Another rare species that call Yala home is the unique Sri Lankan Sloth Bear, a lovely little creature that is unfortunately highly endangered. While there are no guarantees you will actually see a sloth bear, this is the best place in the country to try.
Alongside these more elusive animals, Yala holds much more wildlife, including many diverse species of a bird many of which are unique to Sri Lanka. There are also monkeys, deer, wild boar and many, many more creatures waiting to be discovered within the park.
Don’t leave home without: Lonely Planet Sri Lanka (Travel Guide)
Health and Safety
Although it’s not required, it’s definitely advisable to take a guide with you when visiting Yala National Park. This is wilderness and it’s easy to become lost in the expanse. Be careful around the animals, and particularly around rivers and watering holes as there are many crocodiles within the park.

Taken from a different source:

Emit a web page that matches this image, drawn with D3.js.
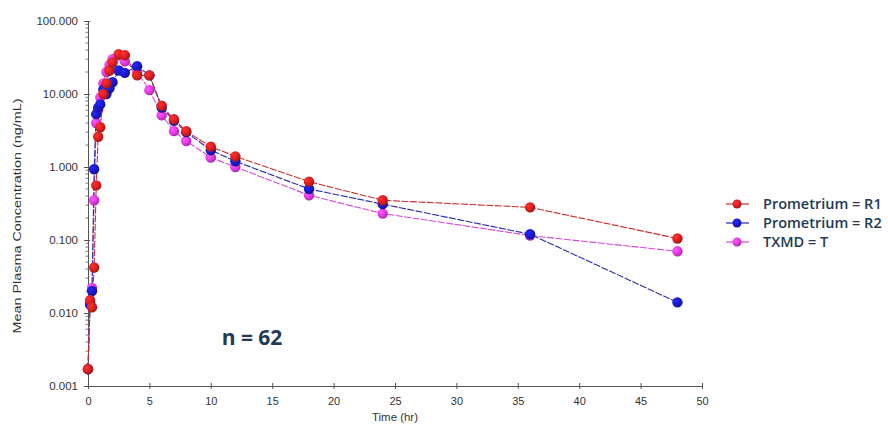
<!DOCTYPE html>
<html>
<head>
<meta charset="utf-8">
<script src="https://cdn.jsdelivr.net/npm/d3@7"></script>
<style>
  html, body { margin: 0; padding: 0; background: #fff; }
  svg { display: block; }
</style>
</head>
<body>
<svg id="chart" width="888" height="428"></svg>
<script>
// ---- data ----
const times = [0, 0.17, 0.33, 0.5, 0.67, 0.83, 1, 1.25, 1.5, 1.75, 2, 2.5, 3, 4, 5, 6, 7, 8, 10, 12, 18, 24, 36, 48];
const prometriumR1 = [0.0017, 0.015, 0.012, 0.042, 0.56, 2.6, 3.5, 10, 14, 21, 27, 35, 34, 18, 18, 6.9, 4.5, 3.1, 1.9, 1.4, 0.63, 0.35, 0.28, 0.105];
const prometriumR2 = [0.0017, 0.013, 0.02, 0.93, 5.3, 6.5, 7.2, 11.5, 10, 12, 14.5, 21, 19.5, 24, 18, 6.5, 4.3, 3.0, 1.7, 1.2, 0.5, 0.31, 0.12, 0.014];
const txmdT = [0.0017, 0.014, 0.022, 0.35, 4.0, 6.0, 9, 14, 20, 25, 30, 34, 28, 20, 11.3, 5.1, 3.1, 2.27, 1.35, 1.0, 0.41, 0.23, 0.115, 0.07];
const seriesNames = ["Prometrium = R1", "Prometrium = R2", "TXMD = T"];
const seriesColors = ["#e02020", "#1a1ad0", "#e83ae8"];
const lineColors = ["#c83030", "#2a2ab0", "#d848d8"];
const xTicks = [0, 5, 10, 15, 20, 25, 30, 35, 40, 45, 50];
const yTicks = [0.001, 0.01, 0.1, 1, 10, 100];
const yTickLabels = ["0.001", "0.010", "0.100", "1.000", "10.000", "100.000"];

const seriesValues = [prometriumR1, prometriumR2, txmdT];

// ---- layout ----
const svg = d3.select("#chart");
const mLeft = 88, mRight = 702, mTop = 21, mBottom = 386;
const font = "Liberation Sans, Arial, sans-serif";

const x = d3.scaleLinear().domain([0, 50]).range([mLeft, mRight]);
const y = d3.scaleLog().domain([0.001, 100]).range([mBottom, mTop]);

// gradients for shaded balls
const defs = svg.append("defs");
seriesColors.forEach((c, i) => {
  const g = defs.append("radialGradient").attr("id", "ball" + i)
    .attr("cx", "35%").attr("cy", "35%").attr("r", "65%");
  g.append("stop").attr("offset", "0%").attr("stop-color", d3.color(c).brighter(1.2));
  g.append("stop").attr("offset", "55%").attr("stop-color", c);
  g.append("stop").attr("offset", "100%").attr("stop-color", d3.color(c).darker(0.8));
});

const axisColor = "#555";
const textColor = "#333";

// x axis
const xAxis = svg.append("g").attr("transform", `translate(0,${mBottom})`)
  .call(d3.axisBottom(x).tickValues(xTicks).tickSize(3).tickSizeOuter(0).tickPadding(8).tickFormat(d3.format("d")));
xAxis.select(".domain").attr("stroke", axisColor);
xAxis.selectAll(".tick line").attr("stroke", axisColor).attr("y1", -3).attr("y2", 3);
xAxis.selectAll(".tick text").attr("fill", textColor).attr("font-family", font).attr("font-size", 11);

// y axis
const yAxis = svg.append("g").attr("transform", `translate(${mLeft},0)`)
  .call(d3.axisLeft(y).tickValues(yTicks).tickSize(4).tickSizeOuter(0).tickPadding(6)
    .tickFormat((d, i) => yTickLabels[i]));
yAxis.select(".domain").attr("stroke", axisColor);
yAxis.selectAll(".tick line").attr("stroke", axisColor).attr("x2", -4).attr("x1", 2);
yAxis.selectAll(".tick text").attr("fill", textColor).attr("font-family", font).attr("font-size", 11.5);

// minor log ticks
const minor = [];
for (let e = -3; e < 2; e++) for (let m = 2; m <= 9; m++) minor.push(m * Math.pow(10, e));
svg.append("g").selectAll("line").data(minor).join("line")
  .attr("x1", mLeft - 2.5).attr("x2", mLeft + 1)
  .attr("y1", d => y(d)).attr("y2", d => y(d))
  .attr("stroke", axisColor).attr("stroke-width", 0.8);

// axis titles
svg.append("text").attr("x", 395).attr("y", 421)
  .attr("text-anchor", "middle").attr("fill", textColor)
  .attr("font-family", font).attr("font-size", 10.5)
  .attr("textLength", 46).attr("lengthAdjust", "spacingAndGlyphs")
  .text("Time (hr)");
svg.append("text").attr("transform", "translate(21,216) rotate(-90)")
  .attr("text-anchor", "middle").attr("fill", textColor)
  .attr("font-family", font).attr("font-size", 11)
  .attr("textLength", 235).attr("lengthAdjust", "spacingAndGlyphs")
  .text("Mean Plasma Concentration (ng/mL)");

// lines and points (red drawn on top)
const line = d3.line().x(d => x(d[0])).y(d => y(d[1]));
const order = [2, 1, 0];
order.forEach(i => {
  const pts = times.map((t, j) => [t, seriesValues[i][j]]);
  svg.append("path").datum(pts).attr("d", line)
    .attr("fill", "none").attr("stroke", lineColors[i]).attr("stroke-width", 1.1)
    .attr("stroke-dasharray", "7,1.5");
});
order.forEach(i => {
  const pts = times.map((t, j) => [t, seriesValues[i][j]]);
  svg.append("g").selectAll("circle").data(pts).join("circle")
    .attr("cx", d => x(d[0])).attr("cy", d => y(d[1])).attr("r", 5.2)
    .attr("fill", `url(#ball${i})`);
});

// n = 62 annotation
svg.append("text").attr("x", 252).attr("y", 345).attr("text-anchor", "middle")
  .attr("fill", "#223a55").attr("font-family", "Open Sans, Liberation Sans, sans-serif")
  .attr("font-weight", "bold").attr("font-size", 21).text("n = 62");

// legend
const legend = svg.append("g");
seriesNames.forEach((name, i) => {
  const ly = 204 + i * 19;
  legend.append("line").attr("x1", 726).attr("x2", 749).attr("y1", ly).attr("y2", ly)
    .attr("stroke", lineColors[i]).attr("stroke-width", 1.2);
  legend.append("circle").attr("cx", 737).attr("cy", ly).attr("r", 4.5).attr("fill", `url(#ball${i})`);
  legend.append("text").attr("x", 763).attr("y", ly + 5).attr("fill", "#223a55")
    .attr("font-family", "Open Sans, Liberation Sans, sans-serif").attr("font-weight", 600)
    .attr("font-size", 14.5).text(name);
});
</script>
</body>
</html>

Where to Stay in Yala National Park
As already mentioned in this guide, the most convenient base for accessing Yala National Park in the nearby town of Tissamaharama. There is a great range of accommodation to be found here including some real bargains.
The town though can prove to be a struggle as there are many touts trying to sell their own hotels and you are likely to hear of many scams aimed at tourists.
The cheapest accommodation, while very cheap, maybe unsuitable if you are looking for quality and it can be best to secure a reputable room in advance if you are looking for something specific.
Tissa, while convenient, may not be what everyone is looking for and if you are looking to really get away from it all then there are also several luxury camping and glamping sites within Yala National Park itself.
These options are by no means cheap and very much akin to the luxury safari resorts that are so popular in Africa countries. They are, however, a fantastic experience.
Staying at one of these properties will allow you to enjoy the serenity of the wilderness while having access to comfortable amenities before being taken on daily guided tours through the bush in search of the rarest of Yala’s local creatures. Our favorite place to stay near Yala National Park is Cinnamon Wild Yala.